▶ _Entries from a dataset_

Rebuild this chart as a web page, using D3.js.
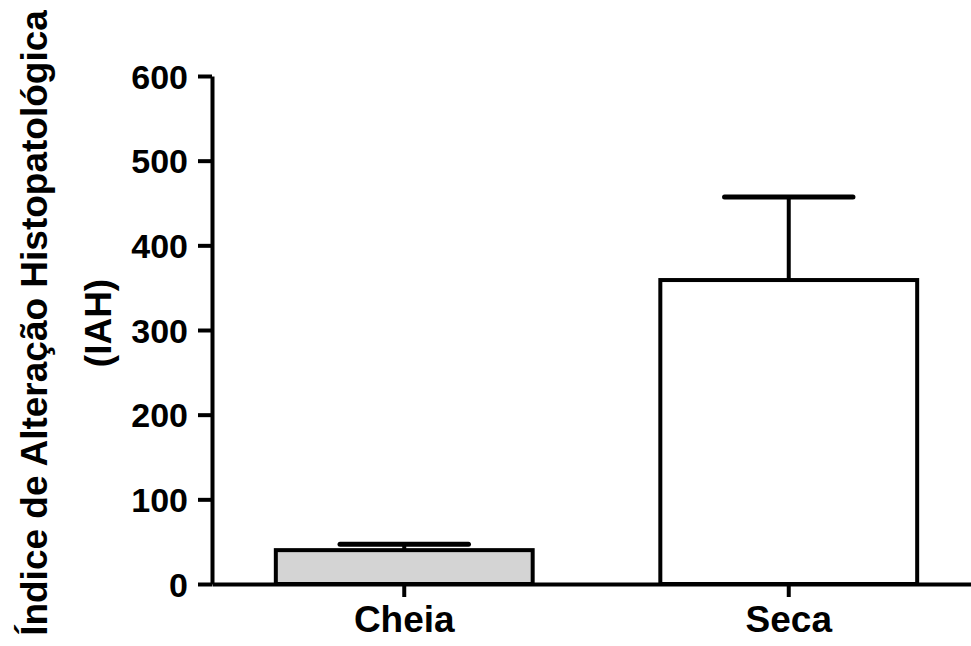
<!DOCTYPE html>
<html>
<head>
<meta charset="utf-8">
<script src="https://cdn.jsdelivr.net/npm/d3@7"></script>
<style>
    body { margin: 0; background: #fff; }
    svg text { font-family: "Liberation Sans", Arial, sans-serif; font-weight: bold; }
</style>
</head>
<body>
<div id="graph1"></div>
<script>
// Data
const groups = ["Cheia", "Seca"];
const means = [40, 359];
const sems = [7, 98];
const fills = ["#d4d4d4", "#ffffff"];
const yTicks = [0, 100, 200, 300, 400, 500, 600];

const chartWidth = 971, chartHeight = 646;
const plotLeft = 212, plotBottom = 584, plotTop = 76;

let svg = d3.select("#graph1")
    .append("svg")
    .attr("width", chartWidth)
    .attr("height", chartHeight);

let y = d3.scaleLinear()
    .domain([0, 600])
    .range([plotBottom, plotTop]);

let x = d3.scaleBand()
    .domain(groups)
    .range([plotLeft, plotLeft + 769])
    .paddingInner(0.332)
    .paddingOuter(0.166);

let data = groups.map(function (g, i) {
    return {group: g, mean: means[i], sem: sems[i], fill: fills[i]};
});

// Bars
svg.selectAll("rect.bar")
    .data(data)
    .enter()
    .append("rect")
    .attr("class", "bar")
    .attr("x", d => x(d.group))
    .attr("y", d => y(d.mean))
    .attr("width", x.bandwidth())
    .attr("height", d => y(0) - y(d.mean))
    .style("fill", d => d.fill)
    .style("stroke", "#000")
    .style("stroke-width", 4);

// Error bars (upper only)
let cx = d => x(d.group) + x.bandwidth() / 2;
svg.selectAll("line.err")
    .data(data)
    .enter()
    .append("line")
    .attr("x1", cx)
    .attr("x2", cx)
    .attr("y1", d => y(d.mean))
    .attr("y2", d => y(d.mean + d.sem))
    .style("stroke", "#000")
    .style("stroke-width", 4);

svg.selectAll("line.cap")
    .data(data)
    .enter()
    .append("line")
    .attr("x1", d => cx(d) - x.bandwidth() / 4)
    .attr("x2", d => cx(d) + x.bandwidth() / 4)
    .attr("y1", d => y(d.mean + d.sem))
    .attr("y2", d => y(d.mean + d.sem))
    .style("stroke", "#000")
    .style("stroke-width", 5)
    .style("stroke-linecap", "round");

// Y axis
let yAxis = svg.append("g")
    .attr("transform", `translate(${plotLeft}, 0)`)
    .call(d3.axisLeft(y).tickValues(yTicks).tickSize(14).tickPadding(10).tickSizeOuter(0));
yAxis.select(".domain").style("stroke", "#000").style("stroke-width", 4);
yAxis.selectAll(".tick line").style("stroke", "#000").style("stroke-width", 4);
yAxis.selectAll(".tick text")
    .style("font-size", "34px")
    .attr("dy", "0.36em")
    .style("fill", "#000");

// X axis
let xAxis = svg.append("g")
    .attr("transform", `translate(0, ${plotBottom})`)
    .call(d3.axisBottom(x).tickSize(13).tickPadding(8).tickSizeOuter(0));
xAxis.select(".domain").style("stroke", "#000").style("stroke-width", 4);
xAxis.selectAll(".tick line").style("stroke", "#000").style("stroke-width", 4);
xAxis.selectAll(".tick text")
    .style("font-size", "37px")
    .attr("dy", "0.72em")
    .style("fill", "#000");

// Y axis title
let title = svg.append("text")
    .attr("transform", `translate(47, 323) rotate(-90)`)
    .style("text-anchor", "middle")
    .style("font-size", "37px")
    .style("fill", "#000");
title.append("tspan")
    .attr("x", 0)
    .attr("y", 0)
    .text("Índice de Alteração Histopatológica");
title.append("tspan")
    .attr("x", 0)
    .attr("y", 64)
    .text("(IAH)");
</script>
</body>
</html>
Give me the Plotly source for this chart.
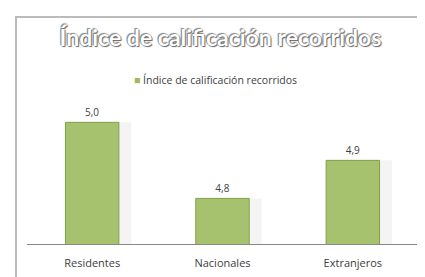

▶ _PROBLEM TO SOLVE_
For each line of the entries that includes "this", show that line.

▶ _RESPONSE TO THE TASK_
Rebuild this chart as a web page, using D3.js.
Give me the Plotly source for this chart.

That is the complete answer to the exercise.